Dataset 1 : Book_2 source : https://www.abs.gov.au/statistics/people/crime-and-justice/recorded-crime-victims-australia/latest-release File name : Victims of Crime, Australia The data set contains information about the number of Victims in Australia for recorded offences from 2010 to 2019.
Dataset 2 : Book_3 source : https://www.abs.gov.au/statistics/people/crime-and-justice/recorded-crime-victims-australia/latest-release#data-download File name: Victims of Crime, Selected offences, states and territories The dataset contains number of victims for selected offences by states and territories from 2010 to 2019.
# This is the R chunk for the Data Section
Book_2 <- read_excel("Book2.xlsx")
New names:
* `` -> ...2
* `` -> ...3
* `` -> ...4
* `` -> ...5
* `` -> ...6
* ...
head(Book_2)
Book_3 <- read_excel("Book3.xlsx")
New names:
* `` -> ...2
* `` -> ...3
* `` -> ...4
* `` -> ...5
* `` -> ...6
* ...
head(Book_3)
Both tha datasets Book_2 and Book_3 are messy. Before tidying the data, we need to clean the data by deleting unwanted rows and columns. In Book_2, we only need tha number victims for the selected offences,therefore we elimante the Victimiztion rate from the dataset. We delete the unwanted rows and rename the column headers with rename(). The dataset is messy as the column headers are values and not column names. Therefore, we tidy the data using the gather().
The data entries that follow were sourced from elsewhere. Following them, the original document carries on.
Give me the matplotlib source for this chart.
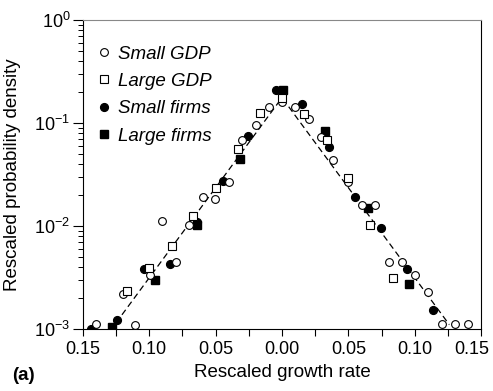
import numpy as np
import matplotlib
matplotlib.use('Agg')
import matplotlib.pyplot as plt
import matplotlib.transforms as mtransforms
from matplotlib.ticker import FixedLocator, FuncFormatter, LogLocator

plt.rcParams['font.family'] = ['Liberation Sans', 'DejaVu Sans']
plt.rcParams['mathtext.fontset'] = 'custom'
plt.rcParams['mathtext.rm'] = 'Liberation Sans'

# Small GDP (open circles)
gdp_small_x = [-0.140, -0.1105, -0.120, -0.0997, -0.0796, -0.090, -0.0702, -0.0598, -0.0501,
               -0.0397, -0.0301, -0.0196, -0.0097, 0.000, 0.010, 0.020, 0.0294, 0.0381,
               0.0497, 0.0602, 0.070, 0.0803, 0.0904, 0.100, 0.110, 0.1205, 0.130, 0.140]
gdp_small_y = [1.12e-3, 1.10e-3, 2.2e-3, 3.37e-3, 4.45e-3, 0.0112, 0.0101, 0.0191, 0.0182,
               0.0265, 0.0688, 0.0947, 0.143, 0.159, 0.143, 0.110, 0.0724, 0.044,
               0.0269, 0.0158, 0.0158, 4.5e-3, 4.5e-3, 3.34e-3, 2.27e-3, 1.12e-3, 1.12e-3, 1.12e-3]

# Large GDP (open squares)
gdp_large_x = [-0.1167, -0.0999, -0.0831, -0.0668, -0.0497, -0.0331, -0.0166, 0.000,
               0.0166, 0.0336, 0.0497, 0.0666, 0.0836]
gdp_large_y = [2.35e-3, 3.94e-3, 6.37e-3, 0.0126, 0.0232, 0.0558, 0.124, 0.173,
               0.123, 0.0688, 0.0289, 0.0103, 3.15e-3]

# Small firms (filled circles)
firm_small_x = [-0.1438, -0.124, -0.1042, -0.0843, -0.0643, -0.0442, -0.0254, -0.0047,
                0.0151, 0.0351, 0.0547, 0.0746, 0.0944, 0.1137]
firm_small_y = [1.0e-3, 1.22e-3, 3.83e-3, 4.31e-3, 0.011, 0.0273, 0.0752, 0.207,
                0.154, 0.058, 0.0191, 9.5e-3, 3.8e-3, 1.53e-3]

# Large firms (filled squares)
firm_large_x = [-0.128, -0.0956, -0.0638, -0.0319, 0.0005, 0.0326, 0.0645, 0.0959]
firm_large_y = [1.04e-3, 2.99e-3, 0.0101, 0.0447, 0.207, 0.0828, 0.015, 2.71e-3]

# fitted tent (Laplace) line
peak = 0.176
decades_per_unit = 17.5
fit_x = np.linspace(-0.125, 0.126, 201)
fit_y = peak * 10 ** (-decades_per_unit * np.abs(fit_x))

fig = plt.figure(figsize=(4.93, 3.91), dpi=100)
ax = fig.add_axes([0.168, 0.159, 0.808, 0.79])

ax.plot(fit_x, fit_y, color='black', linestyle=(0, (5, 3)), linewidth=0.9, zorder=1)

ms = 5.6
ax.plot(gdp_small_x, gdp_small_y, 'o', mfc='white', mec='black', mew=0.8, ms=ms,
        linestyle='none', label='Small GDP', zorder=3)
ax.plot(gdp_large_x, gdp_large_y, 's', mfc='white', mec='black', mew=0.8, ms=ms - 0.4,
        linestyle='none', label='Large GDP', zorder=3)
ax.plot(firm_small_x, firm_small_y, 'o', mfc='black', mec='black', ms=ms,
        linestyle='none', label='Small firms', zorder=2)
ax.plot(firm_large_x, firm_large_y, 's', mfc='black', mec='black', ms=ms - 0.4,
        linestyle='none', label='Large firms', zorder=2)

ax.set_yscale('log')
ax.set_ylim(1e-3, 1)
ax.set_xlim(-0.15, 0.15)

ax.xaxis.set_major_locator(FixedLocator([-0.15, -0.10, -0.05, 0.0, 0.05, 0.10, 0.15]))
ax.xaxis.set_minor_locator(FixedLocator([-0.125, -0.075, -0.025, 0.025, 0.075, 0.125]))
ax.xaxis.set_major_formatter(FuncFormatter(lambda v, p: '%.2f' % abs(v)))
ax.yaxis.set_major_locator(LogLocator(base=10, numticks=10))
ax.yaxis.set_minor_locator(LogLocator(base=10, subs=np.arange(2, 10), numticks=10))
ax.yaxis.set_major_formatter(FuncFormatter(lambda v, p: r'$10^{%d}$' % round(np.log10(v))))

ax.tick_params(axis='x', which='both', direction='out', length=5, width=0.8, labelsize=13, pad=4)
ax.tick_params(axis='y', which='major', direction='out', length=7, width=0.8, labelsize=13, pad=2)
ax.tick_params(axis='y', which='minor', direction='out', length=3.5, width=0.7)

for s in ax.spines.values():
    s.set_linewidth(0.8)
ax.spines['top'].set_color('#888888')

ax.set_xlabel('Rescaled growth rate', fontsize=13.5, labelpad=4)
ax.set_ylabel('Rescaled probability density', fontsize=13.5)
ax.yaxis.set_label_coords(-0.155, 0.5)

# the last x tick label sits a bit to the left so it stays inside the figure
fig.canvas.draw()
last = ax.get_xticklabels()[-1]
last.set_transform(last.get_transform() + mtransforms.ScaledTranslation(-9 / 100, 0, fig.dpi_scale_trans))

leg = ax.legend(loc='upper left', bbox_to_anchor=(0.005, 0.96), frameon=False,
                prop={'style': 'italic', 'size': 13.5}, handlelength=0.6,
                handletextpad=0.45, labelspacing=0.55, borderaxespad=0.3)

fig.text(0.025, 0.028, '(a)', fontsize=13.5, fontweight='bold')

fig.savefig('out.png', dpi=100)
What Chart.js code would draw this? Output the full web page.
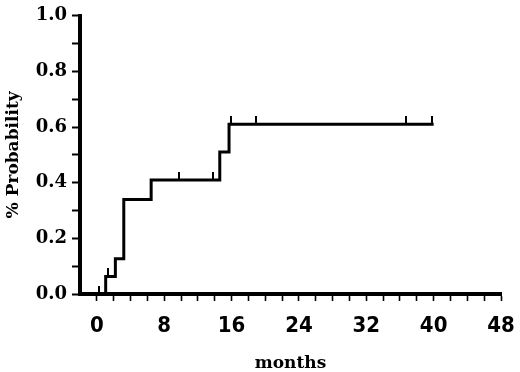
<!DOCTYPE html>
<html>
<head>
<meta charset="utf-8">
<script src="https://cdn.jsdelivr.net/npm/chart.js@4/dist/chart.umd.min.js"></script>
<style>
html,body{margin:0;padding:0;background:#fff;}
#wrap{width:520px;height:372px;position:relative;}
</style>
</head>
<body>
<div id="wrap"><canvas id="c" width="520" height="372"></canvas></div>
<script>
// Step curve: event times (months) and cumulative probability after each event
const stepMonths = [0, 1.05, 2.2, 3.2, 6.45, 14.6, 15.7, 40.0];
const stepProb   = [0, 0.063, 0.127, 0.34, 0.41, 0.51, 0.61, 0.61];
// Censored observations (months)
const censorMonths = [0.2, 1.3, 9.8, 13.8, 15.9, 18.9, 36.7, 39.8];
// Axis tick labels
const xLabels = [0, 8, 16, 24, 32, 40, 48];
const yLabels = [0.0, 0.2, 0.4, 0.6, 0.8, 1.0];

function probAt(t){
  let p = 0;
  for (let i = 0; i < stepMonths.length; i++) if (stepMonths[i] <= t) p = stepProb[i];
  return p;
}

const curve = stepMonths.map((m, i) => ({x: m, y: stepProb[i]}));
const censors = censorMonths.map(m => ({x: m, y: probAt(m)}));

// censor mark: short vertical tick above the curve
const mark = document.createElement('canvas');
mark.width = 2; mark.height = 16;
const mctx = mark.getContext('2d');
mctx.fillStyle = '#000';
mctx.fillRect(0, 0, 2, 8);

const serif = "'DejaVu Serif', 'Liberation Serif', serif";
const narrow = "'Liberation Sans Narrow', 'DejaVu Sans Condensed', 'Liberation Sans', sans-serif";

new Chart(document.getElementById('c'), {
  type: 'line',
  data: {
    datasets: [
      {
        data: curve,
        borderColor: '#000',
        borderWidth: 3,
        stepped: true,
        pointRadius: 0,
        fill: false
      },
      {
        data: censors,
        showLine: false,
        pointStyle: mark,
        pointRadius: 8,
        borderColor: '#000',
        backgroundColor: '#000'
      }
    ]
  },
  options: {
    responsive: false,
    animation: false,
    events: [],
    layout: {padding: {top: 14, right: 19, bottom: 0, left: 0}},
    plugins: {legend: {display: false}, tooltip: {enabled: false}},
    scales: {
      x: {
        type: 'linear',
        min: -2, max: 48,
        afterFit: s => { s.height = 78; s.paddingRight = 0; s.paddingLeft = 0; },
        border: {display: true, color: '#000', width: 4},
        grid: {
          drawOnChartArea: false,
          drawTicks: true,
          tickLength: 7,
          tickWidth: 1.6,
          color: ctx => (ctx.tick && ctx.tick.value < 0) ? 'rgba(0,0,0,0)' : '#000'
        },
        ticks: {
          stepSize: 2,
          autoSkip: false,
          maxRotation: 0,
          padding: 14,
          color: '#000',
          font: {family: narrow, size: 22, weight: 'bold', lineHeight: 1},
          callback: v => xLabels.includes(v) ? String(v) : ''
        },
        title: {
          display: true,
          text: 'months',
          color: '#000',
          font: {family: serif, size: 17, weight: 'bold', lineHeight: 1},
          padding: {top: 0, bottom: 0}
        }
      },
      y: {
        type: 'linear',
        min: 0, max: 1,
        afterFit: s => { s.width = 80; },
        border: {display: true, color: '#000', width: 4},
        grid: {
          drawOnChartArea: false,
          drawTicks: true,
          tickLength: 8,
          tickWidth: 2,
          color: '#000'
        },
        ticks: {
          stepSize: 0.1,
          autoSkip: false,
          padding: 5,
          color: '#000',
          font: {family: serif, size: 18, weight: 'bold', lineHeight: 1.2},
          callback: v => {
            const r = Math.round(v * 10) / 10;
            return yLabels.some(l => Math.abs(l - r) < 1e-9) ? r.toFixed(1) : '';
          }
        },
        title: {
          display: true,
          text: '% Probability',
          color: '#000',
          font: {family: serif, size: 17, weight: 'bold', lineHeight: 1.2},
          padding: {top: 3, bottom: 0}
        }
      }
    }
  }
});
</script>
</body>
</html>
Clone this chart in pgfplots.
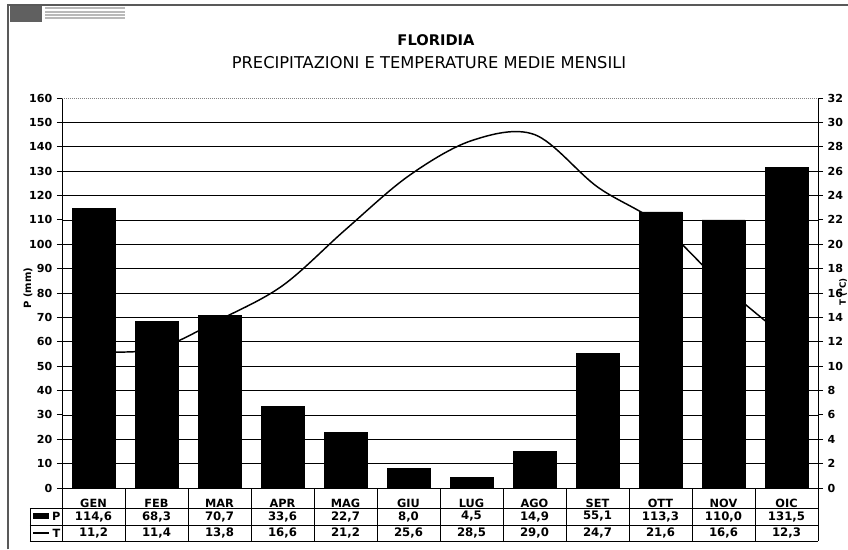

In Book_3, we only need the number of victims for selected offence for the of NSW. Therefore we delete all the data for the remaining states and only keep tha data for NSW. We rename the column header using rename(). Again the data is messy as the column header are values and not column names. We then tidy the data using gather().
After tidying the data, we join the datasets using left_join() to create our assignment data.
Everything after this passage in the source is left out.